Politicians have always done shameful things, but when found out, quite often they resign — specifically because they may have done a shameful thing, but they are not shameless. At some point, in the recent past, something changed.
Is Nadhim Zahawi shameful or shameless to be a) quietly ponying up £5m in unpaid tax at the same time as b) threatening to sue anyone who dare suggest anything untoward might have been going on? The answer is both.
What I must say I didn’t expect, however, is for the same linguistic nuclear fusion to take place with careless and careful. They really are opposites, aren’t they? They can’t possibly mean the same thing? Well, let’s investigate.
The specifics of the allegation against Zahawi are that he set up his chunk of the founder shares in his own company, YouGov, in his father’s name, to allow him to receive the benefits from those shares — some £27m — in various loans and other clever ruses that would allow him to avoid paying tax on them.

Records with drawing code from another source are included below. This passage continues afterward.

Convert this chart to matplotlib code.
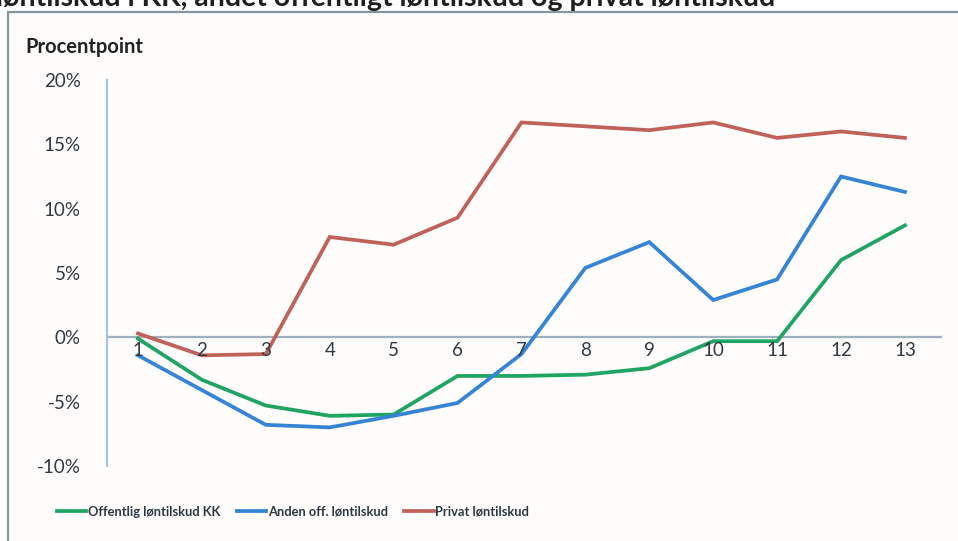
import matplotlib.pyplot as plt
from matplotlib.patches import Rectangle

perioder = list(range(1, 14))
offentlig_kk = [-0.1, -3.3, -5.3, -6.1, -6.0, -3.0, -3.0, -2.9, -2.4, -0.3, -0.3, 6.0, 8.7]
anden_off = [-1.4, -4.1, -6.8, -7.0, -6.1, -5.1, -1.3, 5.4, 7.4, 2.9, 4.5, 12.5, 11.3]
privat = [0.3, -1.4, -1.3, 7.8, 7.2, 9.3, 16.7, 16.4, 16.1, 16.7, 15.5, 16.0, 15.5]

serier = ['Offentlig løntilskud KK', 'Anden off. løntilskud', 'Privat løntilskud']
farver = ['#1fa463', '#3584d6', '#c0625a']
yticks = [-10, -5, 0, 5, 10, 15, 20]

titel = 'løntilskud i KK, andet offentligt løntilskud og privat løntilskud'

plt.rcParams['font.family'] = ['Lato', 'DejaVu Sans']
tekst = '#2f3a44'

fig = plt.figure(figsize=(9.58, 5.41), dpi=100)
fig.patch.set_facecolor('white')

# ramme om diagrammet (går ud over højre og nederste kant)
fig.patches.append(Rectangle((8 / 958, -0.05), 1.0, 1 - 12 / 541 + 0.05,
                             transform=fig.transFigure, fill=True, zorder=-5,
                             facecolor='#fffdfc', edgecolor='#8a949b', lw=1.6))

# afskåret titel øverst
fig.text(-0.004, 1 - 6 / 541, titel, ha='left', va='baseline',
         fontsize=20.5, fontweight='bold', color='#1e1e1e')

ax = fig.add_axes([107 / 958, 1 - 466 / 541, 835 / 958, 386 / 541])
ax.set_facecolor('none')
ax.set_zorder(2)

for vals, navn, f in zip([offentlig_kk, anden_off, privat], serier, farver):
    ax.plot(perioder, vals, color=f, lw=2.7, label=navn, solid_joinstyle='miter')

ax.axhline(0, color='#9fb1bd', lw=1.6, zorder=0)
ax.set_xlim(0.515, 13.58)
ax.set_ylim(-10, 20)

for s in ['top', 'right', 'bottom']:
    ax.spines[s].set_visible(False)
ax.spines['left'].set_color('#a9c3d8')
ax.spines['left'].set_linewidth(1.6)

ax.set_xticks([])
ax.set_yticks(yticks)
ax.set_yticklabels([f'{v}%' for v in yticks], fontsize=13.5, color=tekst)
ax.tick_params(axis='y', length=0, pad=19)

for p in perioder:
    ax.text(p, -1.0, str(p), ha='center', va='center', fontsize=13.5, color=tekst)

fig.text(25 / 958, 1 - 47 / 541, 'Procentpoint', ha='left', va='center',
         fontsize=14.5, fontweight='bold', color='#222')

fig.legend(loc='center left', bbox_to_anchor=(45 / 958, 1 - 512 / 541), ncol=3,
           frameon=False, handlelength=2.3, handletextpad=0.1,
           columnspacing=1.3, prop={'weight': 'bold', 'size': 9.3})
for t in fig.legends[0].get_texts():
    t.set_color('#2d3842')

fig.savefig('out.png', dpi=100)
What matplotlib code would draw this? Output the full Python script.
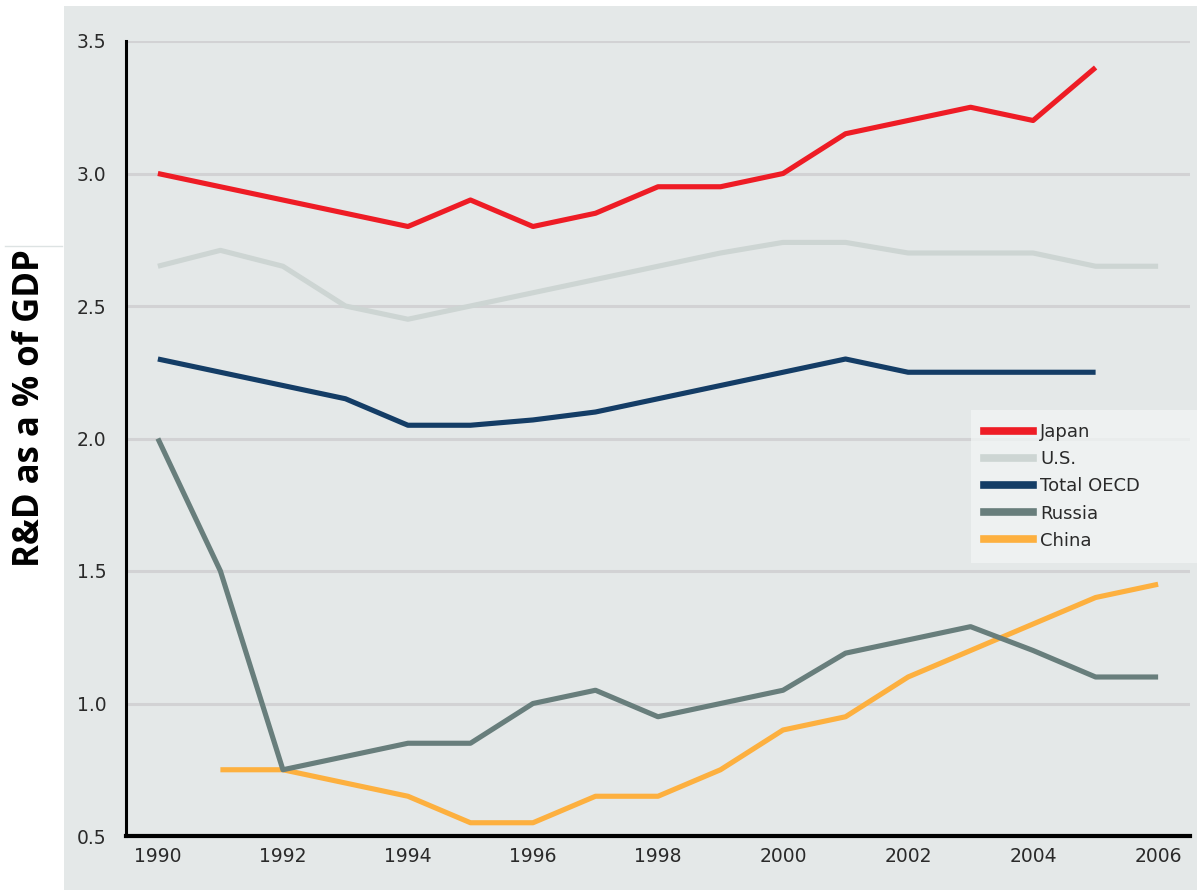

This sort of thing requires a great deal of care. It would be — if that is what Zahawi has done — a highly unusual arrangement. To set up one’s affairs in this way is extremely careful. And yet somehow, having now paid back the £5m in tax that this set-up allowed him to avoid, we are told that the cause has been because he “acted carelessly”.
It takes — as Dolly Parton never quite said — a lot of care to be that careless.
At this point, in these sorts of columns, it is customary to appease the lawyers by making clear that Zahawi denies these allegations. But he’s been very careless there too. Very carelessly, he denied on live television last year that he ever received any benefit from the trust set up in his father’s name, even though he’d also carelessly declared to HMRC that he’d had at least £99,000 from them. No one knows for certain precisely how Zahawi’s arrangements ended up with him owing £5m to HMRC, and doing a deal with them to pay it back while he was the actual chancellor of the Exchequer and thus having direct ministerial oversight of the entire organisation.
(It’s possible you’ve forgotten but Nadhim Zahawi was briefly chancellor, and arguably he should be commended for using his time in office for finally getting round to paying his own tax. His predecessor in the role — Rishi Sunak — was in post at the same time that his wife, Akshata Murthy, announced that she would pay UK taxes on all her worldwide income as she did not want to be a “distraction” for her husband. Whatever happened to him?)
Anyway. The reason no one knows the precise arrangements is because when precise questions have been put to the former chancellor about them, he has responded by either ignoring them entirely or threatening legal action.
Now is that careless? To not answer the actual questions put to you and just make threats instead? Or is it careful? I have to say I am struggling. Again we must ask, careless or careful? Maybe he really will sue everyone he’s threatened to sue, just as soon as he’s found all their addresses but he’s accidentally left his filofax in the pub and he’s got the dentist this morning which he forgot about and he swears he used to have that libel lawyer’s number in his contacts but then his iPhone auto-updated and look he’s just got a lot on at the moment.
Or maybe it’s, you know, a bit more careful than that. Because sometimes, in very specific circumstances, it really can be quite careless to sue someone for libel, and if you want to know exactly how careless just ask Rebekah Vardy’s lawyers.